Lehre

WS 2008/09 Universität zu Köln

Inseln und Meer im Film

Inseln sind geophysikalisch betrachtet, relativ kleine Landmassen, umschlossen von Wasser, zumeist Meer. Sie besitzen eine jeweils einzigartige Geomorphologie, meist ihr eigenes Klima, abhängig von der Lage, auf der sich besondere Biotope, spezifische Floren und Faunen entwickeln. Zugleich können sie ganz verschiedenen sein, je nachdem, aus welchen Gesteinsmassen sie bestehen, vulkanisch, die Spitze einer riesigen unterseeischen Tektonik oder nur aus Sand.

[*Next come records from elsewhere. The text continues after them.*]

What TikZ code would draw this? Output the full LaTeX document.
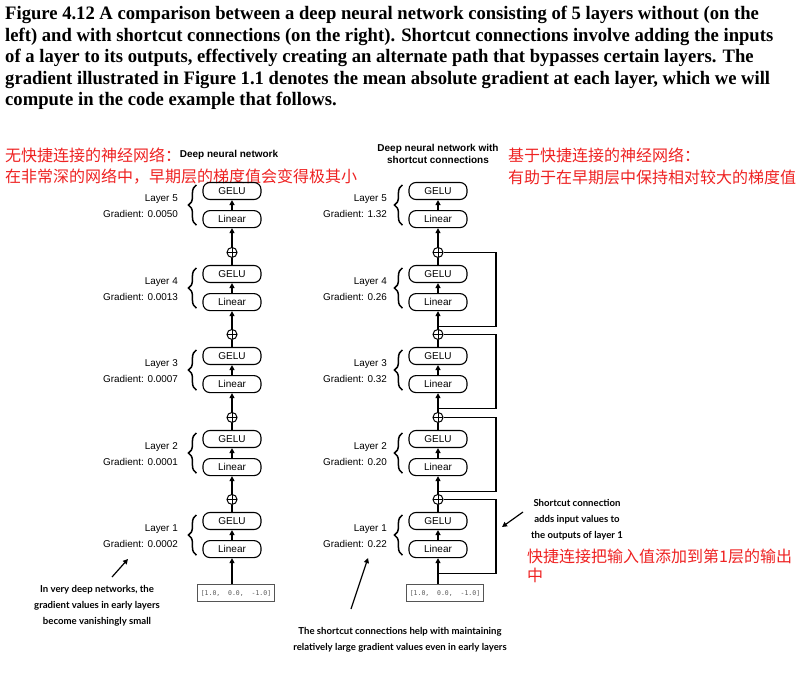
\documentclass[tikz,border=0pt]{standalone}
\usepackage{fontspec}
\setmainfont{Liberation Sans}
\newfontfamily\capfont{Liberation Serif}[FakeStretch=0.98]
\newfontfamily\cjk{Noto Sans CJK SC}
\newfontfamily\notefont{Lato}
\newfontfamily\vecfont{DejaVu Sans Mono}
\usetikzlibrary{arrows.meta,positioning,decorations.pathreplacing}
\definecolor{NRed}{HTML}{EE2222}
\definecolor{NGray}{HTML}{555555}

\begin{document}
\begin{tikzpicture}[
  x=1pt,y=-1pt,
  node distance=10pt,
  box/.style={draw,rounded corners=7pt,line width=1.1pt,minimum width=58pt,
    minimum height=17pt,inner sep=0pt,font=\fontsize{10}{12}\selectfont},
  plus/.style={draw,circle,line width=1pt,minimum size=10pt,inner sep=0pt,
    path picture={\draw[line width=0.8pt]
      (path picture bounding box.north) -- (path picture bounding box.south)
      (path picture bounding box.west) -- (path picture bounding box.east);}},
  vec/.style={draw=NGray,line width=1pt,minimum width=77pt,minimum height=17pt,
    inner sep=0pt,text=NGray,font=\vecfont\fontsize{6.5}{8}\selectfont},
  lab/.style={anchor=east,inner sep=0pt,font=\fontsize{9.9}{12}\selectfont},
  brc/.style={decorate,decoration={brace,amplitude=8pt},line width=1.5pt},
  a/.style={-{Triangle[length=5pt,width=5pt]},line width=1.2pt},
  ln/.style={line width=1.2pt},
  note/.style={align=center,inner sep=0pt,
    font=\notefont\bfseries\fontsize{9.6}{16}\selectfont},
  zh/.style={anchor=west,inner sep=0pt,text=NRed,
    font=\cjk\fontsize{16}{19}\selectfont},
  ttl/.style={align=center,inner sep=0pt,font=\bfseries\fontsize{10}{12}\selectfont}
]
  \useasboundingbox (0,0) rectangle (804,693);

  % caption
  \node[anchor=north west,inner sep=0pt,align=left,
    font=\capfont\bfseries\fontsize{19}{21.5}\selectfont] (cap) at (5,6)
    {Figure 4.12 A comparison between a deep neural network consisting of 5 layers without (on the\\
     left) and with shortcut connections (on the right). Shortcut connections involve adding the inputs\\
     of a layer to its outputs, effectively creating an alternate path that bypasses certain layers. The\\
     gradient illustrated in Figure 1.1 denotes the mean absolute gradient at each layer, which we will\\
     compute in the code example that follows.};

  % red notes
  \node[zh] (zhL1) at (5,155) {无快捷连接的神经网络：};
  \node[zh] (zhL2) at (5,177) {在非常深的网络中，早期层的梯度值会变得极其小};
  \node[zh] (zhR1) at (508,155) {基于快捷连接的神经网络：};
  \node[zh] (zhR2) at (508,177) {有助于在早期层中保持相对较大的梯度值};
  \node[zh,anchor=north west,align=left] (zhS) at (527,549)
    {快捷连接把输入值添加到第1层的输出\\中};

  \node[ttl] (ttlL) at (229,155) {Deep neural network};
  \node[ttl] (ttlR) at (438,154) {Deep neural network with\\shortcut connections};

  % layers
  \foreach \n/\y/\gl/\gr in {5/191/0.0050/1.32,4/274/0.0013/0.26,
      3/356/0.0007/0.32,2/439/0.0001/0.20,1/521/0.0002/0.22}{
    \node[box] (gL\n) at (232,\y) {GELU};
    \node[box,below=of gL\n] (lL\n) {Linear};
    \draw[a] (lL\n) -- (gL\n);
    \draw[brc] ([xshift=-6pt,yshift=3pt]lL\n.south west)
      -- ([xshift=-6pt,yshift=-3pt]gL\n.north west);
    \node[lab] (lyL\n) at (178,{\y+8}) {Layer \n};
    \node[lab] (gdL\n) at (178,{\y+23}) {Gradient: \gl};
    \node[box] (gR\n) at (438,\y) {GELU};
    \node[box,below=of gR\n] (lR\n) {Linear};
    \draw[a] (lR\n) -- (gR\n);
    \draw[brc] ([xshift=-6pt,yshift=3pt]lR\n.south west)
      -- ([xshift=-6pt,yshift=-3pt]gR\n.north west);
    \node[lab] (lyR\n) at (387,{\y+8}) {Layer \n};
    \node[lab] (gdR\n) at (387,{\y+23}) {Gradient: \gr};
  }

  \foreach \p/\q in {1/2,2/3,3/4,4/5}{
    \node[plus,above=7pt of gL\p] (pL\p) {};
    \draw[ln] (gL\p) -- (pL\p);
    \draw[a] (pL\p) -- (lL\q);
    \node[plus,above=7pt of gR\p] (pR\p) {};
    \draw[ln] (gR\p) -- (pR\p);
    \draw[a] (pR\p) -- (lR\q);
    \coordinate[below=15pt of lR\p] (jR\p);
    \draw[ln] (jR\p) -- ++(58,0) |- (pR\p);
  }

  % inputs
  \node[vec] (inL) at (236,593) {[1.0,~~0.0,~~-1.0]};
  \node[vec] (inR) at (445,593) {[1.0,~~0.0,~~-1.0]};
  \draw[a] (inL.north -| lL1) -- (lL1);
  \draw[a] (inR.north -| lR1) -- (lR1);

  % black notes
  \node[note] (noteL) at (97,606)
    {In very deep networks, the\\gradient values in early layers\\become vanishingly small};
  \node[note] (noteR) at (400,640)
    {The shortcut connections help with maintaining\\relatively large gradient values even in early layers};
  \node[note] (noteS) at (577,520)
    {Shortcut connection\\adds input values to\\the outputs of layer 1};

  \coordinate (tL) at (112,577);
  \coordinate (hL) at (128,559);
  \coordinate (tR) at (351,609);
  \coordinate (hR) at (368,558);
  \coordinate (tS) at (523,512);
  \coordinate (hS) at (502,527);
  \draw[a] (tL) -- (hL);
  \draw[a] (tR) -- (hR);
  \draw[a] (tS) -- (hS);
\end{tikzpicture}
\end{document}
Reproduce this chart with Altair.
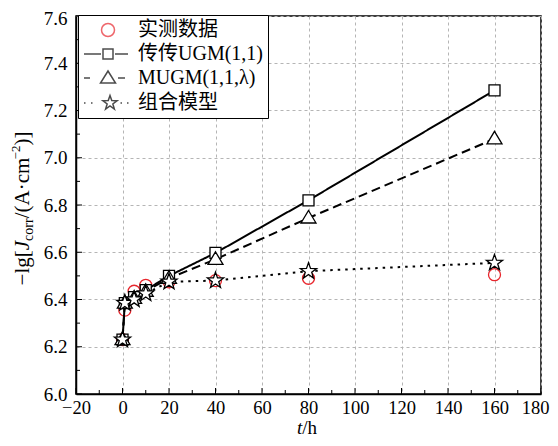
import math
import altair as alt
import pandas as pd

# ---------------- data ----------------
t_hours = [0, 1, 5, 10, 20, 40, 80, 160]
measured = [6.23, 6.355, 6.435, 6.46, 6.475, 6.48, 6.49, 6.505]
traditional_ugm = [6.23, 6.385, 6.41, 6.44, 6.50, 6.597, 6.82, 7.285]
mugm = [6.23, 6.385, 6.405, 6.435, 6.49, 6.57, 6.745, 7.08]
combined = [6.23, 6.385, 6.40, 6.425, 6.475, 6.48, 6.52, 6.555]

series_names = ["实测数据", "传传UGM(1,1)", "MUGM(1,1,λ)", "组合模型"]
model_names = series_names[1:]

x_major = [-20, 0, 20, 40, 60, 80, 100, 120, 140, 160, 180]
x_minor = [-10, 10, 30, 50, 70, 90, 110, 130, 150, 170]
y_major = [6.0, 6.2, 6.4, 6.6, 6.8, 7.0, 7.2, 7.4, 7.6]
y_minor = [6.1, 6.3, 6.5, 6.7, 6.9, 7.1, 7.3, 7.5]

# ---------------- style ----------------
W, H = 465, 378
FONT = "Liberation Serif, Times New Roman, Noto Sans CJK SC, serif"
RED = "#e8262d"
U = 5.0  # px per custom-path unit at size 100


def f(v):
    return f"{v / U:.3f}"


def poly(pts):
    return "M" + "L".join(f"{f(x)},{f(y)}" for x, y in pts) + "Z"


def seg(x0, x1):
    return f"M{f(x0)},0H{f(x1)}"


def circ(cx, r):
    return (f"M{f(cx - r)},0A{f(r)},{f(r)},0,1,0,{f(cx + r)},0"
            f"A{f(r)},{f(r)},0,1,0,{f(cx - r)},0Z")


def star(cx, R, r):
    pts = []
    for k in range(10):
        a = math.radians(-90 + 36 * k)
        rad = R if k % 2 == 0 else r
        pts.append((cx + rad * math.cos(a), rad * math.sin(a)))
    return poly(pts)


circle_path = circ(0, 6)
square_path = poly([(-5.5, -5.5), (5.5, -5.5), (5.5, 5.5), (-5.5, 5.5)])
tri_path = poly([(0, -7.5), (7.5, 5), (-7.5, 5)])
star_path = star(0, 8.5, 3.4)

leg_paths = [
    circ(15, 6.5),
    seg(-9, 8) + poly([(10, -5), (20, -5), (20, 5), (10, 5)]) + seg(22, 35),
    seg(-9, -3) + poly([(15, -7), (22.5, 5), (7.5, 5)]) + seg(25, 32),
    seg(-9, -7.5) + seg(-2, -0.5) + star(17, 7.5, 3) + seg(27.5, 29) + seg(34, 35.5),
]

# ---------------- tables ----------------
obs_df = pd.DataFrame({"t": t_hours, "v": measured})
mod_rows = []
for name, vals in zip(model_names, [traditional_ugm, mugm, combined]):
    for tt, vv in zip(t_hours, vals):
        mod_rows.append({"series": name, "t": tt, "v": vv})
mod_df = pd.DataFrame(mod_rows)
leg_df = pd.DataFrame({"series": series_names, "t": [0] * 4, "v": [6.0] * 4})

xs = alt.Scale(domain=[-20, 180], nice=False, zero=False)
ys = alt.Scale(domain=[6.0, 7.6], nice=False, zero=False)
xaxis = alt.Axis(values=x_major, title=None, grid=True, gridDash=[3, 3],
                 gridColor="#b5b5b5", gridWidth=1, ticks=False,
                 labelFont=FONT, labelFontSize=18.5, labelColor="black",
                 labelPadding=4, domainColor="black", domainWidth=1.5,
                 format="d", labelFlush=False,
                 labelOffset={"condition": {"test": "datum.value == 180", "value": -6},
                              "value": 0})
yaxis = alt.Axis(values=y_major, title=None, grid=True, gridDash=[3, 3],
                 gridColor="#b5b5b5", gridWidth=1, ticks=False,
                 labelFont=FONT, labelFontSize=19, labelColor="black",
                 labelPadding=9, domainColor="black", domainWidth=1.5,
                 format=".1f", labelFlush=False,
                 labelOffset={"condition": {"test": "datum.value == 7.6", "value": 2},
                              "value": 0})
X = alt.X("t:Q", scale=xs, axis=xaxis)
Y = alt.Y("v:Q", scale=ys, axis=yaxis)

obs_layer = alt.Chart(obs_df).mark_point(
    shape=circle_path, size=100, filled=False, color=RED, strokeWidth=1.3,
    opacity=1).encode(x=X, y=Y)

line_layer = alt.Chart(mod_df).mark_line(color="black", strokeWidth=2).encode(
    x=X, y=Y,
    strokeDash=alt.StrokeDash("series:N", scale=alt.Scale(
        domain=model_names, range=[[1, 0], [9, 5], [2.5, 5]]), legend=None),
)

marker_layer = alt.Chart(mod_df).mark_point(
    filled=True, fill="white", stroke="black", strokeWidth=1.3, size=100,
    opacity=1).encode(
    x=X, y=Y,
    shape=alt.Shape("series:N", scale=alt.Scale(
        domain=model_names, range=[square_path, tri_path, star_path]), legend=None),
)

legend = alt.Legend(
    orient="none", legendX=2, legendY=-1, title=None, symbolSize=100,
    symbolStrokeWidth=1.5, labelFont=FONT, labelFontSize=20,
    labelColor="black", labelOffset=35, padding=5, rowPadding=4,
    strokeColor="black", fillColor="white", labelLimit=300,
    labelExpr="datum.label + '       '")
legend_layer = alt.Chart(leg_df).transform_filter("false").mark_point(
    filled=False, size=100, strokeWidth=1.5).encode(
    x=X, y=Y,
    shape=alt.Shape("series:N", scale=alt.Scale(domain=series_names, range=leg_paths),
                    legend=legend),
    color=alt.Color("series:N", scale=alt.Scale(
        domain=series_names, range=[RED, "black", "black", "black"]), legend=legend),
)

XT = alt.X("v:Q", scale=xs, axis=xaxis)
YT = alt.Y("v:Q", scale=ys, axis=yaxis)
xt_major = alt.Chart(pd.DataFrame({"v": x_major})).mark_rule(
    color="black", strokeWidth=1).encode(x=XT, y=alt.value(H), y2=alt.value(H - 6))
xt_minor = alt.Chart(pd.DataFrame({"v": x_minor})).mark_rule(
    color="black", strokeWidth=1).encode(x=XT, y=alt.value(H), y2=alt.value(H - 4))
yt_major = alt.Chart(pd.DataFrame({"v": y_major})).mark_rule(
    color="black", strokeWidth=1).encode(y=YT, x=alt.value(0), x2=alt.value(6))
yt_minor = alt.Chart(pd.DataFrame({"v": y_minor})).mark_rule(
    color="black", strokeWidth=1).encode(y=YT, x=alt.value(0), x2=alt.value(4))

# ---------------- axis titles as text pieces ----------------
one = pd.DataFrame({"k": [0]})
CW = {"−": 0.564, "l": 0.278, "g": 0.5, "[": 0.333, "J": 0.444, "c": 0.444,
      "o": 0.5, "r": 0.333, "/": 0.278, "(": 0.333, "A": 0.722, "·": 0.25,
      "m": 0.778, "2": 0.5, ")": 0.333, "]": 0.333, "t": 0.278, "h": 0.5}


def tw(s, size):
    return sum(CW.get(c, 0.5) for c in s) * size


BIG, SMALL = 21, 14
pieces = [("−lg[", BIG, "normal", 0), ("J", BIG, "italic", 0),
          ("corr", SMALL, "normal", 6), ("/(A·cm", BIG, "normal", 0),
          ("−2", 13, "normal", -7.5), (")]", BIG, "normal", 0)]
total = sum(tw(s, sz) for s, sz, _, _ in pieces)
yc, xc = 192.5, -53
pos = yc + total / 2
title_layers = []
for s, sz, st, dx in pieces:
    title_layers.append(alt.Chart(one).mark_text(
        angle=270, align="left", baseline="middle", font=FONT, fontSize=sz,
        fontStyle=st, color="black").encode(
        x=alt.value(xc + dx), y=alt.value(pos), text=alt.value(s)))
    pos -= tw(s, sz)

XT_SIZE = 19
xt_total = tw("t", XT_SIZE) + tw("/h", XT_SIZE)
x0 = 231 - xt_total / 2
title_layers.append(alt.Chart(one).mark_text(
    align="left", baseline="alphabetic", font=FONT, fontSize=XT_SIZE,
    fontStyle="italic", color="black").encode(
    x=alt.value(x0), y=alt.value(417.5), text=alt.value("t")))
title_layers.append(alt.Chart(one).mark_text(
    align="left", baseline="alphabetic", font=FONT, fontSize=XT_SIZE,
    color="black").encode(
    x=alt.value(x0 + tw("t", XT_SIZE)), y=alt.value(417.5), text=alt.value("/h")))

chart = alt.layer(
    xt_major, xt_minor, yt_major, yt_minor,
    obs_layer, line_layer, marker_layer, legend_layer, *title_layers,
).resolve_scale(shape="independent", color="independent").properties(
    width=W, height=H,
    autosize=alt.AutoSizeParams(type="none"),
    padding={"left": 68, "top": 8, "right": 9, "bottom": 44},
).configure_view(stroke="black", strokeWidth=1.5)

chart.save("out.html", embed_options={"renderer": "svg", "actions": False})
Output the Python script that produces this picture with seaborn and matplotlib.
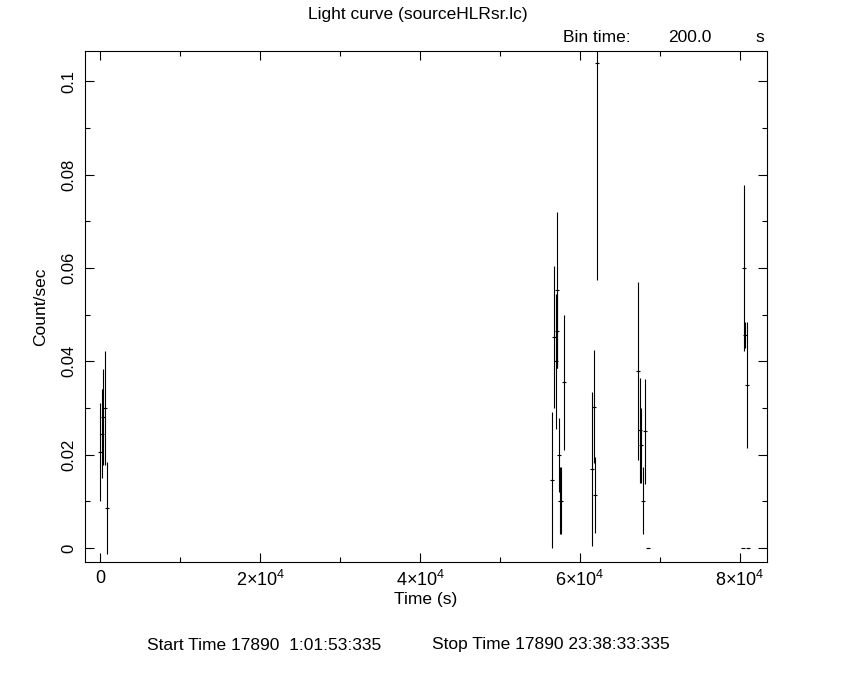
import numpy as np
import pandas as pd
import matplotlib
matplotlib.use('Agg')
import matplotlib.pyplot as plt
import matplotlib.font_manager as fm
from matplotlib.ticker import MultipleLocator, FuncFormatter
import seaborn as sns

# light curve bins (time in s from start, rate in count/sec, 1-sigma error)
time_s = [0, 200, 400, 600, 800,
          56460, 56740, 56925, 57050, 57110, 57340, 57420, 57590, 57960,
          61460, 61740, 61800, 62080,
          67210, 67460, 67590, 67840, 68090, 68500,
          80300, 80500, 80650, 80800, 81000]
rate = [0.0205, 0.0245, 0.028, 0.030, 0.0086,
        0.0146, 0.0452, 0.040, 0.0465, 0.0553, 0.020, 0.0101, 0.0101, 0.0355,
        0.017, 0.0303, 0.0114, 0.1039,
        0.038, 0.0252, 0.022, 0.0101, 0.025, 0.0,
        0.0, 0.060, 0.0457, 0.035, 0.0]
rate_err = [0.0105, 0.0095, 0.0103, 0.0123, 0.0098,
            0.0146, 0.0152, 0.0144, 0.0079, 0.0167, 0.0079, 0.0072, 0.0072, 0.0145,
            0.0165, 0.0121, 0.0081, 0.0465,
            0.0191, 0.0112, 0.0081, 0.0072, 0.0112, 0.0,
            0.0, 0.0178, 0.0028, 0.0135, 0.0]
bin_half = 100

df = pd.DataFrame({'time': time_s, 'rate': rate, 'err': rate_err})

sns.set_style('ticks')
avail = {f.name for f in fm.fontManager.ttflist}
fam = [f for f in ['Liberation Sans', 'DejaVu Sans'] if f in avail]
plt.rcParams['font.family'] = fam
plt.rcParams['mathtext.fontset'] = 'custom'
plt.rcParams['mathtext.rm'] = fam[0]
plt.rcParams['mathtext.it'] = fam[0]
plt.rcParams['axes.linewidth'] = 0.8
for k in ['text.color', 'axes.labelcolor', 'xtick.color', 'ytick.color', 'axes.edgecolor']:
    plt.rcParams[k] = 'black'

fig = plt.figure(figsize=(8.5, 6.8), dpi=100)
ax = fig.add_axes([85 / 850, 1 - 562 / 680, 682 / 850, 511 / 680])

ax.errorbar(df['time'], df['rate'], xerr=bin_half, yerr=df['err'],
            fmt='none', ecolor='black', elinewidth=0.8, capsize=0)
sns.scatterplot(data=df, x='time', y='rate', marker='_', s=12, color='black',
                linewidth=0.8, ax=ax, legend=False)

ax.set_xlim(-1900, 83360)
ax.set_ylim(-0.003, 0.1065)

ax.xaxis.set_major_locator(MultipleLocator(20000))
ax.xaxis.set_minor_locator(MultipleLocator(10000))
ax.yaxis.set_major_locator(MultipleLocator(0.02))
ax.yaxis.set_minor_locator(MultipleLocator(0.01))


def xfmt(v, pos):
    if v == 0:
        return '0'
    return r'$%d{\times}10^4$' % round(v / 1e4)


def yfmt(v, pos):
    if abs(v) < 1e-9:
        return '0'
    if abs(v - 0.1) < 1e-9:
        return '0.1'
    return '%.2f' % v


ax.xaxis.set_major_formatter(FuncFormatter(xfmt))
ax.yaxis.set_major_formatter(FuncFormatter(yfmt))
ax.tick_params(which='both', direction='in', top=True, right=True,
               colors='black', labelsize=12, width=0.8)
ax.tick_params(axis='x', labelsize=13)
ax.tick_params(which='major', length=6.5, pad=6)
ax.tick_params(which='minor', length=3.5)
for lab in ax.get_yticklabels():
    lab.set_rotation(90)
    lab.set_va('center')

ax.set_xlabel('Time (s)', fontsize=12.5, labelpad=1)
ax.set_ylabel('Count/sec', fontsize=12.5, labelpad=10)

fig.text(418 / 850, 1 - 15 / 680, 'Light curve (sourceHLRsr.lc)',
         ha='center', va='center', fontsize=12.5)
fig.text(563 / 850, 1 - 37 / 680, 'Bin time:', ha='left', va='center', fontsize=12.5)
fig.text(668 / 850, 1 - 37 / 680, '200.0', ha='left', va='center', fontsize=12.5)
fig.text(755 / 850, 1 - 37 / 680, 's', ha='left', va='center', fontsize=12.5)
fig.text(147 / 850, 1 - 645 / 680, 'Start Time 17890  1:01:53:335',
         ha='left', va='center', fontsize=12.5)
fig.text(432 / 850, 1 - 645 / 680, 'Stop Time 17890 23:38:33:335',
         ha='left', va='center', fontsize=12.5)

fig.savefig('out.png', dpi=100, facecolor='white')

Sie können Teil einer Inselgruppe sein oder ein einzelnes Atoll. 

Nun aber zu denken, Inseln definieren sich topographisch nur durch ihre Abgeschlossenheit, wäre allzu naiv. Denn was wir als Insel definieren und auf welche Weise, hängt von vielen Faktoren ab, die letztlich sämtlich kulturell und historisch spezifisch codiert sind. Inseln sind kulturelle Artefakte, für die gerade charakteristisch ist, dass sie kulturell und auch räumlich kontextualisiert sind. 

Inseln bilden Topoi, und je nachdem, wie man auf sie blickt, geraten unterschiedliche Aspekte in den Blick. Der Blickpunkt macht schon einen Unterschied: Schaue ich von einer Insel aus auf das sie umgebende Meer oder schaue ich vom Meer oder gar aus der Luft darauf. Die Perspektive von der Insel aus ermöglicht eine Imagination von Weite, von der Unendlichkeit des Horizonts oder auch vom nahe gelegenen Festland. Blicke ich vom Meer aus auf die Insel, erscheint sie mir als Rettungsanker, der mir festen Boden unter den Füßen garantiert. Die Vogelperspektive vermag Auskunft über die Distanz der Insel zu anderen zu geben. Möglicherweise existiert ja ein ‚Meer von Inseln’ (Archipel), und es bildet sich ein Netzwerk, das durch das Wasser als Medium verbunden ist. 

Und da ist die Insel selbst: Mit ihren meist aus Sand bestehenden Stränden bildet sie einen Grenzbereich zum Meer, der, wie Mandelbrot bei der Berechnung seiner Fraktale gezeigt hat, so gut wie unberechenbar ist. Mit jeder Welle und der dadurch bewegten Körnchen verändert die Insel ihre festen Grenzen. Auch andere Unbestimmheitszonen ergeben sich bei näherer Betrachtung. Das Klima, das auf der Insel herrscht, ist sowohl durch Meeresströmungen als auch durch klimatische Bedingungen an anderen Orten der Welt bedingt; Tourismus und wissenschaftliche Expeditionen verändern – nur allein durch Beobachtung schon – das Gleichgewicht der inselinternen Flora und Fauna. 

Und dann ist da die menschliche Imagination über die Insel: Als Topos der Abgeschlossenheit nimmt sie Gestalt der Utopie, Heterotopie, Dystopie oder sogar Achronie an. Sie ist ein beliebter Ort für die Projektion von Wünschen, sie fungiert als Bild des paradiesischen Urzustands (‚der Menschheit’), der sich endlos ausdehnt, Wiederholung des Immergleichen. Oder auch gerade nicht. Ebenso wie das Meer, das zugleich Medium und ebenfalls Projektionsfläche sein kann, meist für das Dunkle, Unbewusste, für archaische Ängste, aber auch für kollektive Sensationen. 

Im Seminar besprechen wir Filme, die diese verschiedenen Aspekte und Funktionen von Insel und Meer aufgreifen und ihre jeweils eigene Geschichte davon erzählen. Diese Historiographien versuchen wir auf die Frage nach dem ‚Subjekt’ zuzuspitzen, vom ‚monadischen Subjekt’ der Moderne bis zur ‚nomadischen Subjektivität’ des Schwarms, des Netzwerks in der Postmoderne. Unsere Leitfrage ließe sich folgendermaßen formulieren: Was passiert (heute, damals, woanders) beim Inselschauen? Was ist das Begehren, das sich in den Filmen realisiert?